With Analysis Services project in place, now it’s time to create and configure SSIS task. In the Business Intelligence Development Studio, add a new project based on the Integration Services template to the existing solution (containing the Adventure Works DW 2008 project). Drag Analysis Services Processing task from Toolbox and drop it on the Control Flow tab of the Designer interface. Invoke its Editor by selecting Edit… option from its context-sensitive menu. Switch to the Processing Settings section. Define Analysis Services connection manager by clicking on the New… command button. Note that you have two choices. The first one targets the computer running Analysis Services, while the second relies on a connection to an Analysis Services project in the same solution. In our example, you can pick either one, assuming that you are using the same SQL Server instance to which you already deployed this solution.
Connection manager gives you access to Analysis Services objects defined in the project. By clicking on the Add… command button, you can designate those you intend to process along with the processing options for each. The former includes all entities defined above (database, cubes, partitions, measure groups, dimensions, mining models, and mining structures). The choice of the latter depends on the object type and includes a combination of Process Full, Process Default, Unprocess, Process Update, Process Data, Process Index, Process Structure, Process Clear Structure, Process Incremental, and Process Script Cache. For more information on this subject, refer to Processing Options and Settings article in SQL Server 2008 R2 Books Online.
For each selected object, you can determine extent of processing activity, which ultimately depends on the object’s current state, by clicking on Impact Analysis… command button. You also have ability to alter the way entire task will be handled by clicking on Change Settings… command button and modifying entries on the Processing options and Dimension key errors tabs. The first of them gives you a choice between processing all objects in parallel (as a single transaction, with arbitrarily assigned degree of parallelism) or sequentially (either in one or separate transactions), as well as allows you to decide how to manage writeback table (facilitating changes to a measure group in a cube) and to force processing of all dependent objects. The second contains an option for switching between default and custom error configuration, where the latter offers such customizations as one of two Key error actions (Convert to unknown or Discard record), an arbitrary Processing error limit, actions to be triggered by specific error conditions (such as Key not found, Duplicate key, Null key converted to unknown, and Null key not allowed), as well as designating an Error log path.

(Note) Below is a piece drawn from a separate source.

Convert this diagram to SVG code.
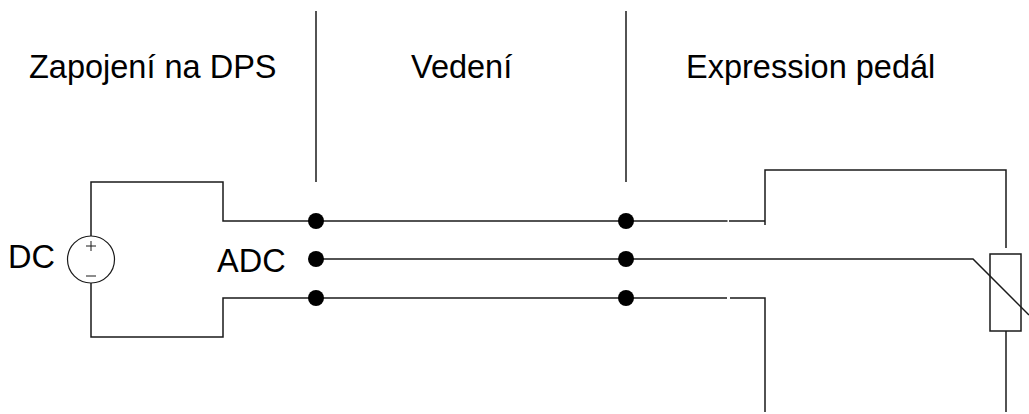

While configuration of the task requires dedicating some time to understanding of Analysis Services Processing-related settings, it yields significant benefits in regard to simplifying maintenance procedures and ensuring that appropriate objects are properly updated. This is particularly useful if you transform and load warehouse database by leveraging Integration Services technology, where data import needs to be followed by a corresponding processing action.